You’ve also embraced very sexually forward characters in your career, and haven’t shied away from exposing your own body onscreen. Do identify with the boldness in these characters, or do you pursue them because they’re unfamiliar and a challenge in that way?
My immediate reaction is that I do identity with that boldness. I think there’s something really beautiful that we can do when we make film, in that we can go really close up to someone’s face and just see what they’re thinking with the blink of an eye or their expressions, or when we’re really bold and we see skin and nudity and it’s there all onscreen. I think that’s got something to do with having started out in theater, where I’ve been much more used to using my body and having to perform every night to an audience, to create a much bigger performance than is necessary to do when we’re doing film.

It’s quite the tone switch to go from this raw teen girl coming-of-age horror story to Lobby Hero, where, as you said, you’re the only woman. But it seems like being onstage with Chris Evans and Michael Cera and Brian Tyree Henry is a pretty okay way to spend your time. Tell me about working in that group.
They’re all amazing, and I really do feel like they’ll be friends for life. It’s just a blessing to be doing a play where there’s only four of you. It makes it so much easier. It’s just us four and the audience. It’s a beautiful thing. We’ve all got on since day one. We’ve been really good friends since day one. We’ve celebrated each other’s birthdays together. We’ve partied together. We get drinks together. They’re all such great people, and they’re all such brilliant actors.

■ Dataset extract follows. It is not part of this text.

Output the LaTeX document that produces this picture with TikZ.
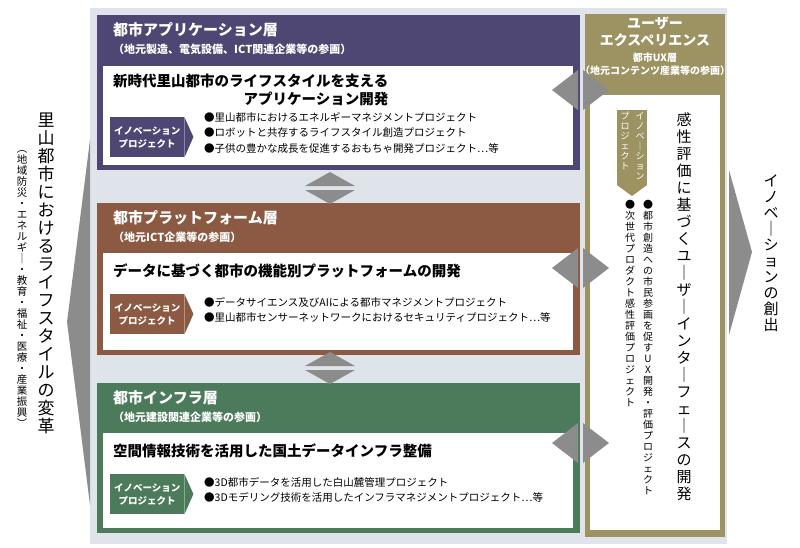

I enjoy being onstage with them so much. I only have like one line with Brian, though, and I wish I had so much more. He’s a phenomenal actor, but they all are.

Have you gotten started on The Bell Jar?
No! We haven’t! We’re still waiting to get some money together for that, but it’s a wonderful script and the part is so cool. And Kirsten Dunst is amazing, so I will hope that starts soon.

This interview has been edited and condensed.